= Heinrich Schmidt (politician) =

German Nazi Party politician (1902–1960)

Heinrich Schmidt (13 December 1902 – 20 December 1960) was a German Nazi Party politician who served as the mayor of Hildesheim. He was a member of the provincial parliament of Hanover, the Landtag of Prussia and the Reichstag of Nazi Germany. After the end of the Second World War, he was sentenced to six years in prison for his activities during the Nazi period.

== Life ==
Schmidt was born in Lehrte, Germany. After attending elementary school, he attended the municipal trade school and graduated after a three-year apprenticeship. He worked as a merchant until 1927.

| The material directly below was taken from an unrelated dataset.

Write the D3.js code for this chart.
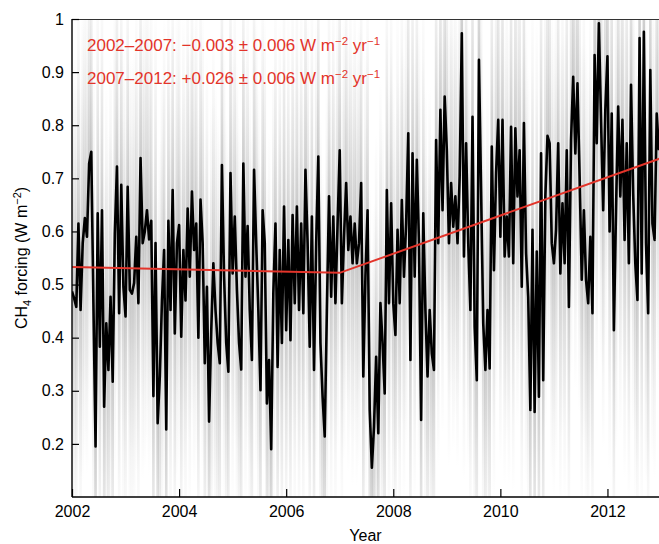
<!DOCTYPE html>
<html>
<head>
<meta charset="utf-8">
<script src="https://cdn.jsdelivr.net/npm/d3@7"></script>
<style>
  body { margin: 0; background: #fff; }
  text { font-family: "Liberation Sans", Arial, Helvetica, sans-serif; }
</style>
</head>
<body>
<div id="chart-area"></div>
<script>
// CH4 forcing, sampled every 0.04 yr from 2002.0
const startYear = 2002
const stepYears = 0.04
const forcing = [
  0.487, 0.474, 0.458, 0.615, 0.452, 0.578, 0.625, 0.590, 0.728, 0.750,
  0.465, 0.195, 0.634, 0.383, 0.640, 0.270, 0.427, 0.339, 0.477, 0.317,
  0.597, 0.722, 0.446, 0.688, 0.496, 0.440, 0.684, 0.490, 0.483, 0.503,
  0.590, 0.465, 0.738, 0.578, 0.600, 0.640, 0.585, 0.620, 0.290, 0.578,
  0.239, 0.327, 0.470, 0.565, 0.227, 0.620, 0.452, 0.678, 0.408, 0.578,
  0.612, 0.402, 0.565, 0.470, 0.643, 0.515, 0.675, 0.565, 0.615, 0.400,
  0.660, 0.578, 0.352, 0.496, 0.242, 0.412, 0.540, 0.452, 0.390, 0.352,
  0.725, 0.515, 0.390, 0.336, 0.710, 0.521, 0.628, 0.490, 0.390, 0.340,
  0.728, 0.515, 0.610, 0.452, 0.358, 0.716, 0.578, 0.452, 0.301, 0.640,
  0.578, 0.276, 0.358, 0.190, 0.484, 0.615, 0.345, 0.565, 0.390, 0.647,
  0.414, 0.584, 0.395, 0.631, 0.465, 0.647, 0.452, 0.615, 0.446, 0.716,
  0.578, 0.383, 0.628, 0.339, 0.578, 0.741, 0.390, 0.289, 0.214, 0.452,
  0.666, 0.477, 0.628, 0.465, 0.615, 0.753, 0.465, 0.590, 0.691, 0.565,
  0.628, 0.540, 0.615, 0.540, 0.578, 0.691, 0.327, 0.515, 0.640, 0.264,
  0.155, 0.232, 0.364, 0.220, 0.465, 0.390, 0.295, 0.678, 0.465, 0.653,
  0.465, 0.405, 0.603, 0.465, 0.659, 0.515, 0.615, 0.785, 0.358, 0.747,
  0.515, 0.735, 0.578, 0.245, 0.634, 0.452, 0.327, 0.452, 0.370, 0.339,
  0.772, 0.578, 0.829, 0.640, 0.854, 0.753, 0.578, 0.691, 0.609, 0.666,
  0.578, 0.703, 0.973, 0.553, 0.766, 0.578, 0.452, 0.816, 0.420, 0.320,
  0.923, 0.678, 0.427, 0.339, 0.452, 0.342, 0.760, 0.527, 0.710, 0.810,
  0.590, 0.810, 0.553, 0.628, 0.553, 0.797, 0.540, 0.794, 0.666, 0.753,
  0.496, 0.804, 0.559, 0.477, 0.264, 0.603, 0.260, 0.562, 0.289, 0.747,
  0.320, 0.666, 0.780, 0.766, 0.578, 0.540, 0.603, 0.766, 0.521, 0.653,
  0.540, 0.753, 0.458, 0.772, 0.891, 0.747, 0.879, 0.703, 0.509, 0.640,
  0.509, 0.465, 0.590, 0.446, 0.932, 0.766, 0.992, 0.810, 0.640, 0.829,
  0.930, 0.600, 0.822, 0.414, 0.640, 0.835, 0.666, 0.810, 0.584, 0.766,
  0.540, 0.876, 0.672, 0.540, 0.471, 0.964, 0.521, 0.976, 0.578, 0.446,
  0.904, 0.615, 0.584, 0.822, 0.753
]

// uncertainty half-width of the grey band, per year
const spreadYears = [2002, 2003, 2004, 2005, 2006, 2007, 2008, 2009, 2010, 2011, 2012, 2013]
const spread = [0.45, 0.45, 0.44, 0.43, 0.43, 0.42, 0.42, 0.42, 0.43, 0.44, 0.45, 0.45]

// piecewise linear trend
const trendYears = [2002, 2007, 2013]
const trendValues = [0.533, 0.522, 0.738]

const xTicks = [2002, 2004, 2006, 2008, 2010, 2012]
const yTicks = [0.2, 0.3, 0.4, 0.5, 0.6, 0.7, 0.8, 0.9, 1]

const trendLabels = [
  { text: "2002\u20132007: \u22120.003 \u00b1 0.006 W m", sup1: "\u22122", mid: " yr", sup2: "\u22121" },
  { text: "2007\u20132012: +0.026 \u00b1 0.006 W m", sup1: "\u22122", mid: " yr", sup2: "\u22121" }
]

const RED = "#e3342a"
const PLOT = { LEFT: 72, RIGHT: 659, TOP: 19, BOTTOM: 497 }

const svg = d3.select("#chart-area").append("svg")
  .attr("width", 659)
  .attr("height", 544)

const x = d3.scaleLinear().domain([2002, 2013]).range([PLOT.LEFT, 661])
const y = d3.scaleLinear().domain([0.1, 1]).range([PLOT.BOTTOM, PLOT.TOP])
const spreadAt = d3.scaleLinear().domain(spreadYears).range(spread)

const points = forcing.map((v, i) => ({ year: startYear + i * stepYears, v: v }))

const defs = svg.append("defs")
defs.append("clipPath").attr("id", "clip")
  .append("rect")
  .attr("x", PLOT.LEFT).attr("y", PLOT.TOP)
  .attr("width", PLOT.RIGHT - PLOT.LEFT).attr("height", PLOT.BOTTOM - PLOT.TOP)

const grad = defs.append("linearGradient").attr("id", "streak")
  .attr("x1", 0).attr("y1", 0).attr("x2", 0).attr("y2", 1)
const stops = [[0, 0], [0.15, 0.1], [0.35, 0.35], [0.5, 0.6], [0.65, 0.35], [0.85, 0.1], [1, 0]]
stops.forEach(s => {
  grad.append("stop").attr("offset", s[0]).attr("stop-color", "#aaaaaa").attr("stop-opacity", s[1])
})

const plot = svg.append("g").attr("clip-path", "url(#clip)")

// grey uncertainty streaks
plot.selectAll("rect.band")
  .data(points)
  .enter().append("rect")
  .attr("class", "band")
  .attr("x", d => x(d.year) - 1.3)
  .attr("width", 2.6)
  .attr("y", d => y(d.v + spreadAt(d.year)))
  .attr("height", d => y(d.v - spreadAt(d.year)) - y(d.v + spreadAt(d.year)))
  .attr("fill", "url(#streak)")

// black series
const line = d3.line().x(d => x(d.year)).y(d => y(d.v))
plot.append("path")
  .datum(points)
  .attr("d", line)
  .attr("fill", "none")
  .attr("stroke", "#000")
  .attr("stroke-width", 2.6)
  .attr("stroke-linejoin", "round")

// red trend
const trend = trendYears.map((t, i) => ({ year: t, v: trendValues[i] }))
plot.append("path")
  .datum(trend)
  .attr("d", line)
  .attr("fill", "none")
  .attr("stroke", RED)
  .attr("stroke-width", 2)

// frame top
svg.append("line")
  .attr("x1", PLOT.LEFT).attr("x2", PLOT.RIGHT)
  .attr("y1", PLOT.TOP + 0.5).attr("y2", PLOT.TOP + 0.5)
  .attr("stroke", "#333").attr("stroke-width", 1)

// axes
const yAxis = svg.append("g")
  .attr("transform", `translate(${PLOT.LEFT}, 0)`)
  .call(d3.axisLeft(y).tickValues(yTicks).tickSize(-7).tickSizeOuter(0).tickPadding(8)
    .tickFormat(d3.format("~g")))
const xAxis = svg.append("g")
  .attr("transform", `translate(0, ${PLOT.BOTTOM})`)
  .call(d3.axisBottom(x).tickValues(xTicks).tickSize(-8).tickSizeOuter(0).tickPadding(9)
    .tickFormat(d3.format("d")))

;[yAxis, xAxis].forEach(a => {
  a.select(".domain").attr("stroke", "#000").attr("stroke-width", 1.4)
  a.selectAll(".tick line").attr("stroke", "#000").attr("stroke-width", 1.2)
  a.selectAll(".tick text")
    .attr("fill", "#000")
    .style("font-size", "16px")
    .style("font-family", "'Liberation Sans', Arial, sans-serif")
})
xAxis.select(".domain").attr("d", `M${PLOT.LEFT},0H${PLOT.RIGHT}`)
yAxis.select(".domain").attr("d", `M0,${PLOT.TOP}V${PLOT.BOTTOM}`)

// axis titles
svg.append("text")
  .attr("x", (PLOT.LEFT + PLOT.RIGHT) / 2)
  .attr("y", 541)
  .attr("text-anchor", "middle")
  .style("font-size", "16px")
  .text("Year")

const yLab = svg.append("text")
  .attr("transform", "translate(27, 258) rotate(-90)")
  .attr("text-anchor", "middle")
  .style("font-size", "16px")
yLab.append("tspan").text("CH")
yLab.append("tspan").attr("dy", 4).style("font-size", "11px").text("4")
yLab.append("tspan").attr("dy", -4).text(" forcing (W m")
yLab.append("tspan").attr("dy", -6).style("font-size", "11px").text("\u22122")
yLab.append("tspan").attr("dy", 6).text(")")

// trend annotations
trendLabels.forEach((lab, i) => {
  const t = svg.append("text")
    .attr("x", 87)
    .attr("y", 51 + i * 33)
    .attr("fill", RED)
    .style("font-size", "17px")
  t.append("tspan").text(lab.text)
  t.append("tspan").attr("dy", -6).style("font-size", "11.5px").text(lab.sup1)
  t.append("tspan").attr("dy", 6).text(lab.mid)
  t.append("tspan").attr("dy", -6).style("font-size", "11.5px").text(lab.sup2)
})
</script>
</body>
</html>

In 1923, Schmidt joined the German People's Party, a liberal political party in the early Weimar Republic. In 1924, he joined the National Socialist Freedom Party, a Nazi front organization. Schmidt joined the Nazi Party after the ban on it was lifted in the spring of 1925. In 1927, he also joined the Sturmabteilung, the Party's paramilitary arm. From 1927 to 1932, Schmidt served as Kreisleiter in his local district and also was a frequent public speaker for the Party in the 1930s.

Schmidt first held public office on the city council of Hamelin from 1929 to 1931. He also served as a member of the provincial parliament of Hanover. In the Nazi press, Schmidt worked for the Niedersächsischen Beobachter (Lower Saxon Observer) newspaper from 1927 to 1931 and then, from 1932, was a contributor to the magazine Arbeitertum (Community of Workers). Between 1932 and 1933, Schmidt served in the Landtag of Prussia as a member of the Nazi party for constituency 16, South-Hanover. After the dissolution of the Landtag in the autumn of 1933, Schmidt was elected to the Reichstag for electoral constituency 16 (South Hanover-Braunschweig) in November 1933.

After the Nazi seizure of power, Schmidt also became a member of the Hanoverian provincial committee and a member of various other boards in the province. On 1 April 1933, Schmidt won the election for the city council in Hildesheim and, on 24 August of that year, he took over the office of mayor. He disappeared in the fall of 1935 after a defamation case was brought against him. Andreas Dornieden, a political rival, then moved to take over his various seats. Schmidt resigned his Reichstag seat on 28 January 1936. After the end of the Second World War, he returned to Hildesheim. He was sentenced to six years in prison by the local district court for his activities during the Nazi period. He died in Bredenbeck in 1960.